**WRITTEN INSTRUCTION**:
Extract every line below that contains the word "standalone".

**DATASET EXTRACT**:

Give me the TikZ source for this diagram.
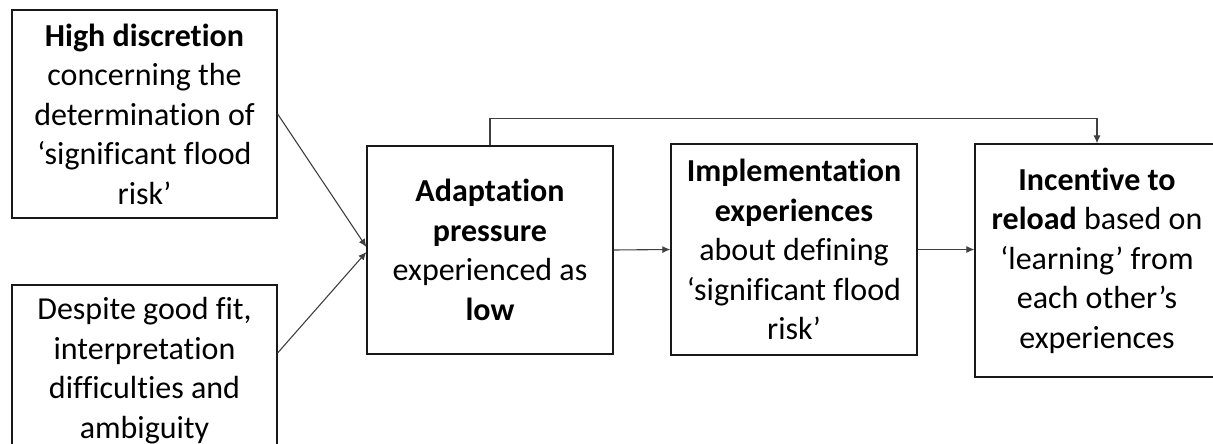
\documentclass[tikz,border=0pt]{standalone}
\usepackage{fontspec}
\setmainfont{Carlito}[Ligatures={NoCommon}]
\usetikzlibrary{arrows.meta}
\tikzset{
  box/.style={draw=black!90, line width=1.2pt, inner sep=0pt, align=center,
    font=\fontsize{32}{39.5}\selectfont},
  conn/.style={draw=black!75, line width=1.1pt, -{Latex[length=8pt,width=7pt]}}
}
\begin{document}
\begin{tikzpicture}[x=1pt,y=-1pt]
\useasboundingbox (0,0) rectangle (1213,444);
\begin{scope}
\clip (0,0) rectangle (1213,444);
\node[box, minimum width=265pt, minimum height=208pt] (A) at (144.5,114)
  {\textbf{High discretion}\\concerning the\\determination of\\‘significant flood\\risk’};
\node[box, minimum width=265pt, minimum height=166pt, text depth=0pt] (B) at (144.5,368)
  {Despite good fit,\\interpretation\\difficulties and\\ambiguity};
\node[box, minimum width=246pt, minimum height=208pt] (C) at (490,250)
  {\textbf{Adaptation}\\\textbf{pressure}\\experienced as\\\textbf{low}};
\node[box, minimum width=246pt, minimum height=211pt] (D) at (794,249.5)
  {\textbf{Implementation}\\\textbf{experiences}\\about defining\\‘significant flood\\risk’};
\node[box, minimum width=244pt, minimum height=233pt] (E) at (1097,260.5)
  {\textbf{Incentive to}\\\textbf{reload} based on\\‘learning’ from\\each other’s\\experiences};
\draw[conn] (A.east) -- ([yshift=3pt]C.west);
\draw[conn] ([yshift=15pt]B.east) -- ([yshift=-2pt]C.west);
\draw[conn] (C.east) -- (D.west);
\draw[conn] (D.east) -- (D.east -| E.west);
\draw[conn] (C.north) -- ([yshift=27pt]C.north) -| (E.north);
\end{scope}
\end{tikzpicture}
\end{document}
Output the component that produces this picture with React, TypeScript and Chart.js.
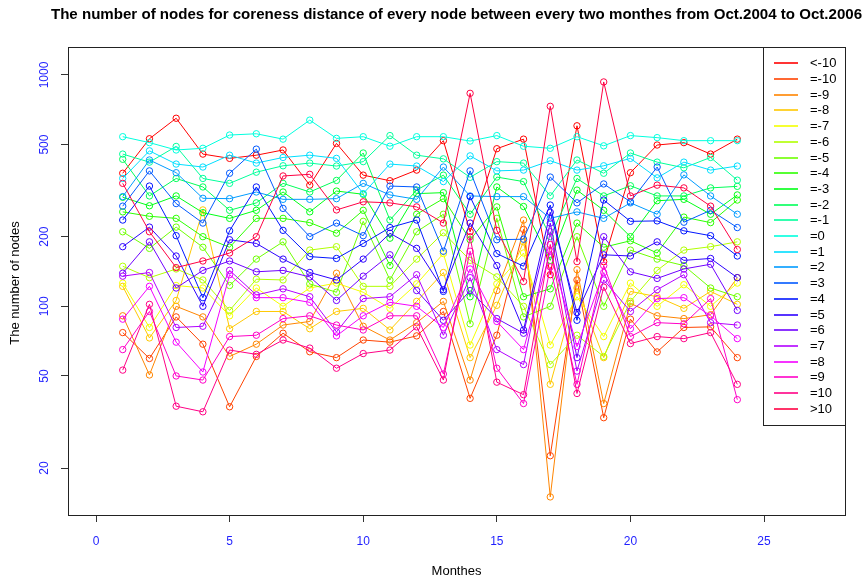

* * *

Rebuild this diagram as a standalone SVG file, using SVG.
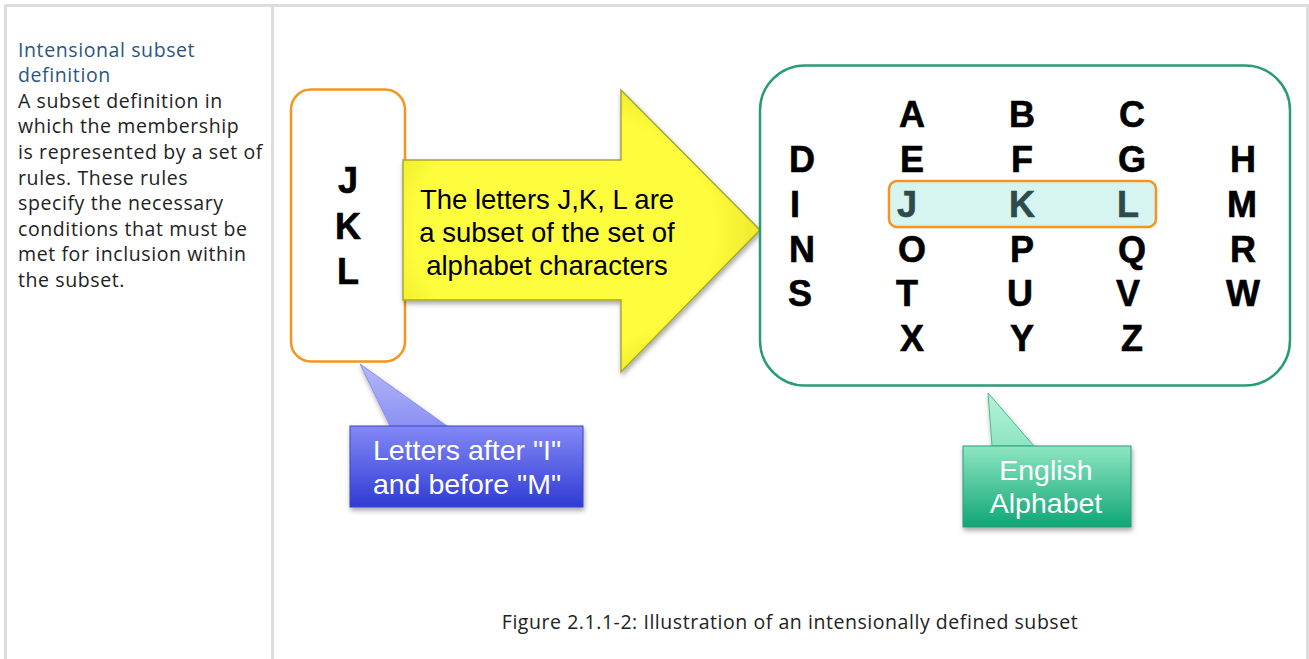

**ANSWER FOR THE TASK**:
\documentclass[tikz,border=0pt]{standalone}
Rebuild this diagram as a standalone SVG file, using SVG.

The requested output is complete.